威勢よく相手を恫喝したつもりだが、それがやがてブーメランのように自分に跳ね返ってくる。歴史の学習が足りないのか、いつまで経ってもそれが分からない人種だ。
支那はレアアースを輸出停止にすれば日本はビビルだろうと予測したが、当てははずれて大損害。
台湾の馬英九(支那人)は福島の原発事故をヒステリックに報じて台湾人の日本離れを画策したが、過敏に反応した台湾人はそれに反して日本支援の大きなブームを沸き起こし、日台関係を更に良好にした。そして台湾国内に完成した新たな原子力発電所を稼動したいが、日本の原発事故を過大報道した後遺症で、稼動できない状態だ。
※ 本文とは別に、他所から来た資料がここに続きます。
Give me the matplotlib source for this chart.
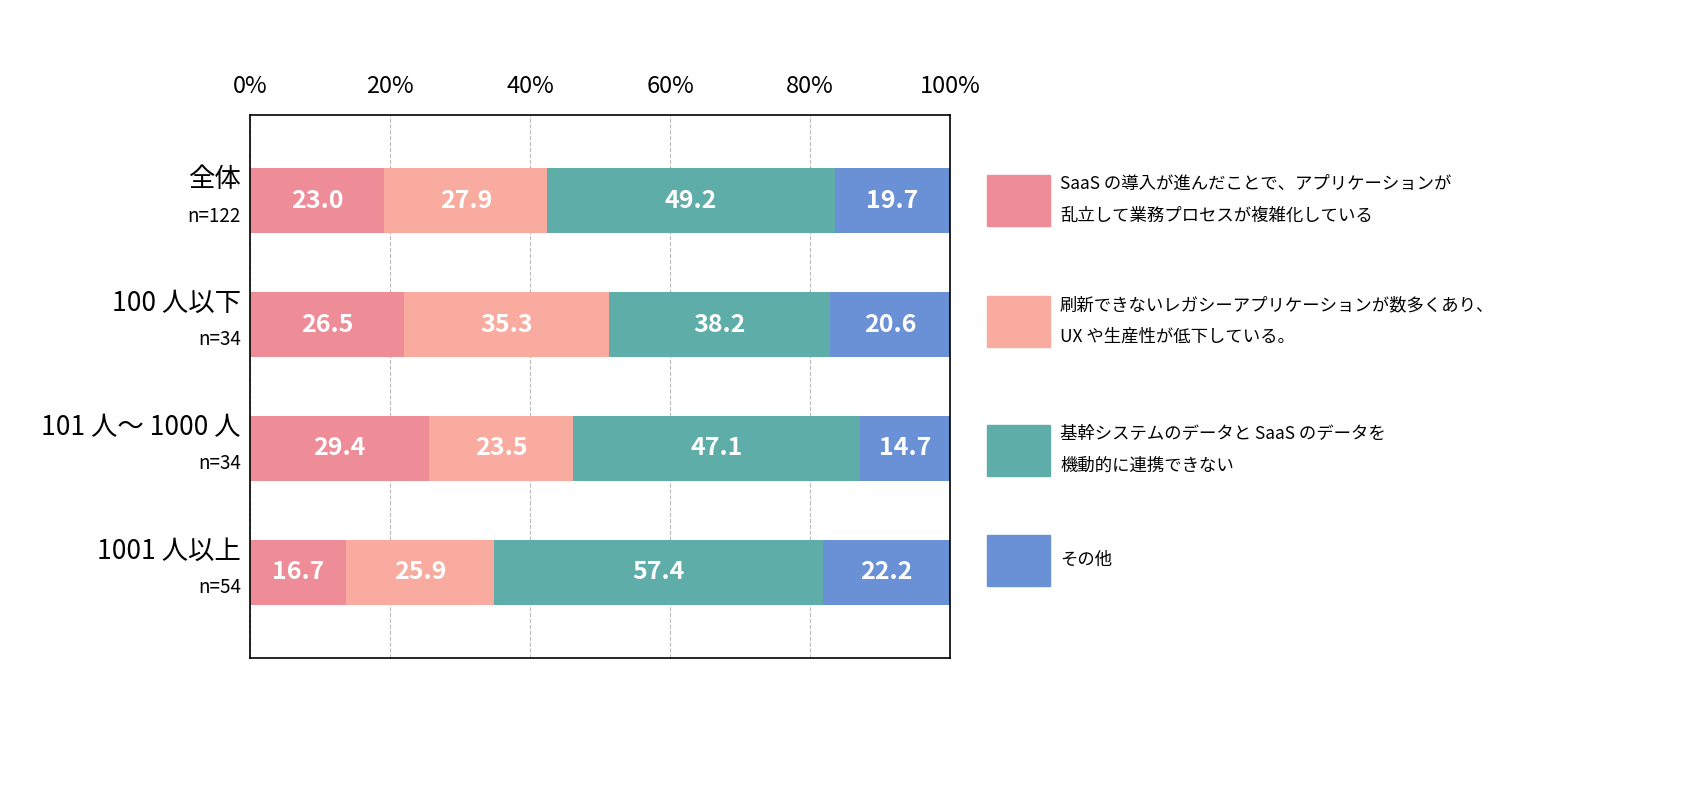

「泣きっ面に蜂」という文字が、妙にフィットしている。

 
「宮崎正弘の国際ニュース・早読み」 通巻第4050号 を転載

レアアース騒動の糠喜び、日本企業は次のステップへ
出鱈目なレアアース精錬と垂れ流しが黄河をさらにひどく汚濁させていた

 
あの「レアアース騒動」はいま、何処?
次代の自動車といわれた電気自動車やラップトップ・コンピュータに欠かせない鉱物資源は中国に生産が集中している。レアアースの85%が中国である。

顕著なレアアース工業区は内蒙古省パオトウ市の西側。広大な工業団地に進出企業はまばら。鉄道駅近くに34階の偉容を誇るのはレアアースホテル(希土類飯店)、ここにレアアース取引所も入居している。

2012年夏に、筆者はこれらの地区を見て歩いたが、人影も少なく、鳴り物入りのホテルに宿泊客がまばらで、滅法景気が悪い。
いったい日本の報道とは大きな齟齬(違い)があるのは何故かと考えていた。内蒙古省は団派(共産主義青年団)の人脈が食い込み、政府の要職をしめて、レアアース、レアメタルの鉱区の利権を抑えた。日本の需要を横目に、いきなり値上げ、さらにはクオータを表向きの理由に輸出停止という暴挙にでた
その直後に筆者はパオトウの現場にいた。

日本企業は悲鳴をあげたが、ただちに次の行動に移行し、米国、カザフスタンなどに供給元の多元化をはかる一方で、レアアースを使わない磁石材料の研究開発に取り組んできた。この結果、中国の思惑はごろりと外れ、いまレアアース市場は大暴落、在庫の山を抱える。
あまつさえ密漁ならぬ不法な鉱区での採掘がすすみ、江西省では山々が荒れ地となって、ひどい汚染に曝される。

当局が「レアアース・マフィア」による密売を取り締まれなかったからである。
後者江西省の汚染は暴力的企業が化学剤を注入して後始末をしないという滅茶苦茶な精錬をおこなうため、過去二十年の間に地下水がすっかり汚染されて、川下の広東省にも拡がり、政府がどれほどの公害対策予算を講じても間に合わなくなった。

この中国の汚染はWTOの議題にもなった。米国の人気歌手はぜんそくのため、北京公演をとりやめる騒ぎも起こった。

泣きっ面に蜂は天津からもやってきた。
天津ではレアアース精錬が盛んだが、公害設備のない、垂れ流しの工場から廃液される廃棄物は多くの毒物を含み、そのまま地下に染みこみ、黄河に流れ込んだ。
この黄河流域に住む一億五千万の人々が汚染に悩まされ、対策が講じられないために奇病の発生も見られるという。